Some attorneys, unfortunately, confuse their clients by recommending a foreign entity registration in the new state, or worse, a merger, where a redomestication™ would have accomplished the goals of moving their business to a new state efficiently and effectively.
The top seven benefits of moving your company (LLC, corporation, or partnership) to a new state via redomestication™ to transfer your business include:
- Maintaining your existing federal employer identification number, eliminating the tax headaches of forming a new company or transferring assets between companies (and inadvertently triggering a hefty tax bill from the IRS) when you move your business to a new state;
- Keeping your existing business credit history and track record, safeguarding your reputation with clients, vendors, and creditors when moving your LLC or corporation to a new state;
- Continuing your existing business name (in almost every case), protecting your most important assets when moving your company to a new state: your brand, reputation, and time you have already invested in search engine optimization;
- Maintaining your existing contracts with customers and vendors because moving your business to a new state via redomestication™ does not create a new company: it maintains your existing company, saving you dozens (or even hundreds) of hours re-writing (and re-negotiating) contracts and changing banks;
- Eliminating the need to continue paying registration fees and taxes in your prior state (assuming you have discontinued your operations there and have permanently relocated to a new state), potentially saving you tens of thousands of dollars (or more) in state taxes every quarter when you move your business to a new state;
- Avoiding unnecessary IRS scrutiny because moving your LLC or corporation to a new state via redomestication™ is a tax-free transaction under the Internal Revenue Code; and
- Reducing the amount of time you spend on administrative filings, saving you untold hours annually, by moving your company to a new state.

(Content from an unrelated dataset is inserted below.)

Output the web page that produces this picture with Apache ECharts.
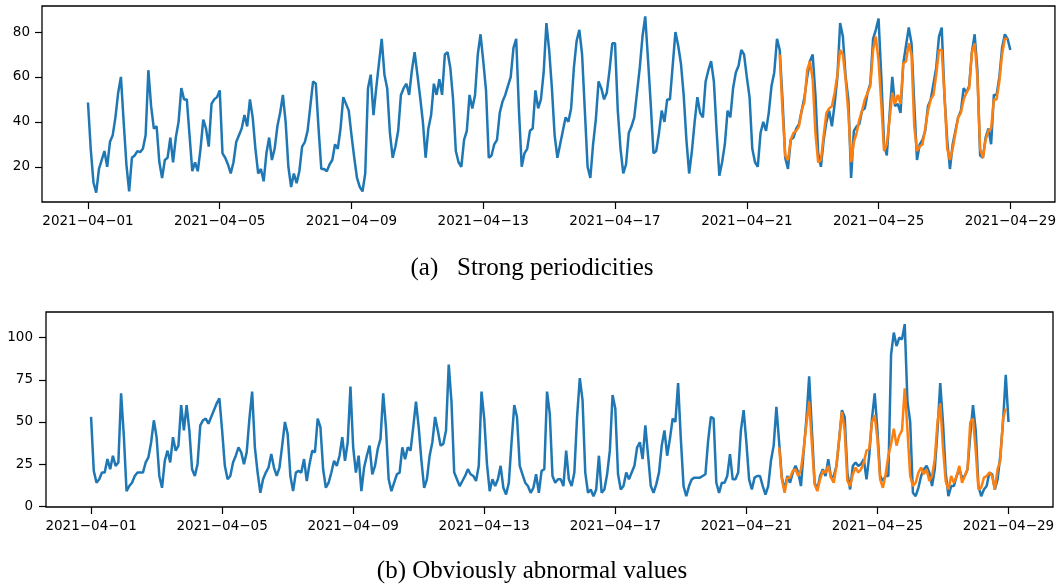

Before taking the "penny wise and pound foolish" approach of foreign entity registration or spending countless hours and exorbitant legal fees (and possibly taxes) on a merger or merger-gone-wrong to move your company to a new state, ensure you understand your options.
| Redomesticate™ | Foreign Entity | Merge | Dissolve | |
|---|---|---|---|---|
| Need to Continue Paying & Filing Registration Renewals in Former State | ✅ No | ❌ Yes | ⚠️ Varies | ☠️ No, she's dead, Jim. |
| Stop Paying Taxes in the Former State* | ✅ Yes | ❌ No | ⚠️ Varies | ☠️ Tax event.* |
| Initial Complexity | ✅ Low | ⚠️ Varies | ❌ High | ❌ High, when done right. |
| Ongoing Complexity | ✅ Very Low | ❌ High | ❌ High | ☠️ None. All gone. |
| Initial State Filing Costs | ✅ Low | ⚠️ Varies | ❌ High | ⚠️ Varies |
| Timing | ✅ Fast | ⚠️ Varies | ❌ Slow | ⚠️ Varies |
| Legal Fees | ✅ Low | ⚠️ Varies | ❌ $10,000 or more | 🔥 Very high to fix. |
| *While every situation is different and dependent upon tax nexus, redomesticating can be an effective way to reduce or eliminate taxes in a former state in certain circumstances. Ask your CPA for more information. Our firm does not provide tax advice or perform tax work except by separate engagement at an additional charge. | ||||
In most circumstances, redomestication™ (and not a foreign entity registration or costly and complicated merger) is the best route to achieve a change in company domicile to a new state.